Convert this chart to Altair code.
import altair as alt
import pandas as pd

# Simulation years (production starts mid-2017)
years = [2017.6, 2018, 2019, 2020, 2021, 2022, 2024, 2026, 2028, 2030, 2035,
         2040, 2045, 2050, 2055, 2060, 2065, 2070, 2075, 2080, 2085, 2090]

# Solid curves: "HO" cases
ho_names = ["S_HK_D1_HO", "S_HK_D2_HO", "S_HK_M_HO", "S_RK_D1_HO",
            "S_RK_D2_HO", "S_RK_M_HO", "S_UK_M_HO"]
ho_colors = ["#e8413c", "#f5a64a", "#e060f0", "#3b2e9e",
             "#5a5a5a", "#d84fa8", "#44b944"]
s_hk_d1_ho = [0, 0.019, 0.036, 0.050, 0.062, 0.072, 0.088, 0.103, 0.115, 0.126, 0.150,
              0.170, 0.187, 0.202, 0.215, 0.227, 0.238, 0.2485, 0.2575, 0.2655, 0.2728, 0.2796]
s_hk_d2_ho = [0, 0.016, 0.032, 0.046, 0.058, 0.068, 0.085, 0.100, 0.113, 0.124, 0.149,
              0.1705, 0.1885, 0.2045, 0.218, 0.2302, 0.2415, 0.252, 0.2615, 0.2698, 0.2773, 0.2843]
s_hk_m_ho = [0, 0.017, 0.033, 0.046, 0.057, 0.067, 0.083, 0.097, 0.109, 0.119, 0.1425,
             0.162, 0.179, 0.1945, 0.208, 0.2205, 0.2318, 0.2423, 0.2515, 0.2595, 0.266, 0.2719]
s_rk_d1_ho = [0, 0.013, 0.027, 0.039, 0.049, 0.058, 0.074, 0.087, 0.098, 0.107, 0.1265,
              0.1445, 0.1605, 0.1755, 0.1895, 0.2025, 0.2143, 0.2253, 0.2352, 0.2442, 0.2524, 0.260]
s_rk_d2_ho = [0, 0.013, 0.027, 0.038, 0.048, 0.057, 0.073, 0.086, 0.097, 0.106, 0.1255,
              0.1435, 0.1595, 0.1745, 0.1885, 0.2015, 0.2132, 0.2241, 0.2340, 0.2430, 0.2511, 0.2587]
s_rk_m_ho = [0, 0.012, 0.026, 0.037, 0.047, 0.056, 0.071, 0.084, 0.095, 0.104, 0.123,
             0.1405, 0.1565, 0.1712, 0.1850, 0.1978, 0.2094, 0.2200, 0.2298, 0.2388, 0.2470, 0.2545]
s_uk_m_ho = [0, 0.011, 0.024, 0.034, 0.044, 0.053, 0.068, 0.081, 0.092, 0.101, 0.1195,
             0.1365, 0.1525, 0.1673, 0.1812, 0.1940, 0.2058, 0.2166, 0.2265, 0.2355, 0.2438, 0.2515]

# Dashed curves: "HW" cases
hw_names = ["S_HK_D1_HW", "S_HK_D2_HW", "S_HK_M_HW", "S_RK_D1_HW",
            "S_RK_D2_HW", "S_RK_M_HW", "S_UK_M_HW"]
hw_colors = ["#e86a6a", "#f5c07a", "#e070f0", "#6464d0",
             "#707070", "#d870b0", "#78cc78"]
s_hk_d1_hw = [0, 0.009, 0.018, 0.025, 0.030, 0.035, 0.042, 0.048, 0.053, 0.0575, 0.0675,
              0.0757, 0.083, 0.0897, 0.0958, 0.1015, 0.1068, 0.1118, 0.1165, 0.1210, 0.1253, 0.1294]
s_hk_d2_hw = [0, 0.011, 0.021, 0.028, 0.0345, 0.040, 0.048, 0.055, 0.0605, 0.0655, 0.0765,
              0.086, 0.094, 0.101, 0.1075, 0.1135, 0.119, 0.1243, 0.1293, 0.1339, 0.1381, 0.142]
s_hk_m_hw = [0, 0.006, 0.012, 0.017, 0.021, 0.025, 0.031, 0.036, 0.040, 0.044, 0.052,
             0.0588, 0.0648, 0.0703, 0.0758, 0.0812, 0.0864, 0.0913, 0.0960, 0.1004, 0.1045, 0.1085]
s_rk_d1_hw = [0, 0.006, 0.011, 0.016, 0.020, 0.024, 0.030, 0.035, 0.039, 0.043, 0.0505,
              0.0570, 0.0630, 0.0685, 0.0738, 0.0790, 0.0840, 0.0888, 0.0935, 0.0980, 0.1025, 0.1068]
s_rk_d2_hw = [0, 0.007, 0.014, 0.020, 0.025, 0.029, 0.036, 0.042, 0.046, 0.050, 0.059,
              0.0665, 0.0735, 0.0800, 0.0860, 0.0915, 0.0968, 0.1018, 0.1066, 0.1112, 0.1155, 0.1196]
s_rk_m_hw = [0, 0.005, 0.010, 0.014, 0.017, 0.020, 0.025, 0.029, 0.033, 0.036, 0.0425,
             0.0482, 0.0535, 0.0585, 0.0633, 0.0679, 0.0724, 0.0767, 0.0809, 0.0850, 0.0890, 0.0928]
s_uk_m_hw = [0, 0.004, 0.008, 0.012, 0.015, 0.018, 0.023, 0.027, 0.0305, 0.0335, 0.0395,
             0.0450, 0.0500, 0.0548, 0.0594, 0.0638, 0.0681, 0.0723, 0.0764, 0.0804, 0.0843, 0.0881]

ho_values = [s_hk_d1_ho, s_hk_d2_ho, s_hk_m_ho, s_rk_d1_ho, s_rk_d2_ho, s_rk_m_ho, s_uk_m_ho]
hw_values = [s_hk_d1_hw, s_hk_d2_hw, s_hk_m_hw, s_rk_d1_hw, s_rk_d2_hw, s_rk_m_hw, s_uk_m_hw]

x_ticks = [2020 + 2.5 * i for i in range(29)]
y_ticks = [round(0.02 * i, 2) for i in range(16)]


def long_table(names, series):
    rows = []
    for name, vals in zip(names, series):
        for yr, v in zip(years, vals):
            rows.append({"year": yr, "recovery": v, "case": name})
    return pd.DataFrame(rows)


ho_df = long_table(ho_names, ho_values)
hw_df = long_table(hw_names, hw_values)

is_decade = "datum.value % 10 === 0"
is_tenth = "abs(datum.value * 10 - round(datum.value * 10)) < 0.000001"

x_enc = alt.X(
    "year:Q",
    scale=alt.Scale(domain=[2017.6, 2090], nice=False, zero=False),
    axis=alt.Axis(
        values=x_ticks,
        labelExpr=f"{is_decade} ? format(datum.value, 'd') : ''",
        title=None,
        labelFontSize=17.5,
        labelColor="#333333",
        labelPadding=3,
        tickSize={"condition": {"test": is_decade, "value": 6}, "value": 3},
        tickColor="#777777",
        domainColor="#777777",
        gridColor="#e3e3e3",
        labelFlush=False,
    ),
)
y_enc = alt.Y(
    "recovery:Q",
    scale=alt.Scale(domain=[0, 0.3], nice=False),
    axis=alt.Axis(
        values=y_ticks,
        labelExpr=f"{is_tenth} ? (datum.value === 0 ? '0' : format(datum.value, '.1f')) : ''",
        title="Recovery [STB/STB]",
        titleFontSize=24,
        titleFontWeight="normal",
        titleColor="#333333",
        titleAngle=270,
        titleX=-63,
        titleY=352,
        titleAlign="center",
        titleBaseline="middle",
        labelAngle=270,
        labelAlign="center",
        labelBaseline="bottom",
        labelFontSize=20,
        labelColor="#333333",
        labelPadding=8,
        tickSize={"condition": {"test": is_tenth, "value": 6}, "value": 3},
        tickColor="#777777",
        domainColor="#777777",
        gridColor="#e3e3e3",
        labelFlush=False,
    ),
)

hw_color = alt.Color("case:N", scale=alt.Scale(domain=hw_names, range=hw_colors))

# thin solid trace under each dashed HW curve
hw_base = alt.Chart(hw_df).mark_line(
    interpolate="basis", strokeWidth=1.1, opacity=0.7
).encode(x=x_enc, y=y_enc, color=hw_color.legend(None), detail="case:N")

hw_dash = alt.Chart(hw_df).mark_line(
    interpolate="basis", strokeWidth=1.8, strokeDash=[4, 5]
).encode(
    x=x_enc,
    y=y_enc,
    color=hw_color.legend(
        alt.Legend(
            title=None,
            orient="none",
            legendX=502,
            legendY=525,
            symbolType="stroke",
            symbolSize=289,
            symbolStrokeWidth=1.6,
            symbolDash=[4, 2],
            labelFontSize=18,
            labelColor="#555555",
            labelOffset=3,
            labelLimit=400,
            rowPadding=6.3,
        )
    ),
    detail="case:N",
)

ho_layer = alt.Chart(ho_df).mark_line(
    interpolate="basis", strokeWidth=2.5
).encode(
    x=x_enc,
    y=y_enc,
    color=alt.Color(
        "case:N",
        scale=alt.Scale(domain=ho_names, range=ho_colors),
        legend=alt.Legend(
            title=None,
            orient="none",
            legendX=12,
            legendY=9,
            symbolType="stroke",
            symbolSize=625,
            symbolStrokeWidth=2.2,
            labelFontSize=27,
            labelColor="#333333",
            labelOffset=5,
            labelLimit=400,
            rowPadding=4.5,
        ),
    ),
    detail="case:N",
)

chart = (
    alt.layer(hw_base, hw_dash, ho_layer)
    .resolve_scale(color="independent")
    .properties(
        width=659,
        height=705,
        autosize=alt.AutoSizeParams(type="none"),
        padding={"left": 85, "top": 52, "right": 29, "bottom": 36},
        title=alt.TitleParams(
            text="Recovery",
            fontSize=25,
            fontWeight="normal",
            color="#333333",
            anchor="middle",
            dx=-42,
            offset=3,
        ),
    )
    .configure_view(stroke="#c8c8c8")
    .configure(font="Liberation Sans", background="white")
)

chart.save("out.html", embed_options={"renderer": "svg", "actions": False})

-=-=-=-=-

Aim of the exercise
Starting at the first line of the material above, reproduce each line exactly up to and including the line with "2080, 2085, 2090]".

Expected answer
Convert this chart to Altair code.
import altair as alt
import pandas as pd

# Simulation years (production starts mid-2017)
years = [2017.6, 2018, 2019, 2020, 2021, 2022, 2024, 2026, 2028, 2030, 2035,
         2040, 2045, 2050, 2055, 2060, 2065, 2070, 2075, 2080, 2085, 2090]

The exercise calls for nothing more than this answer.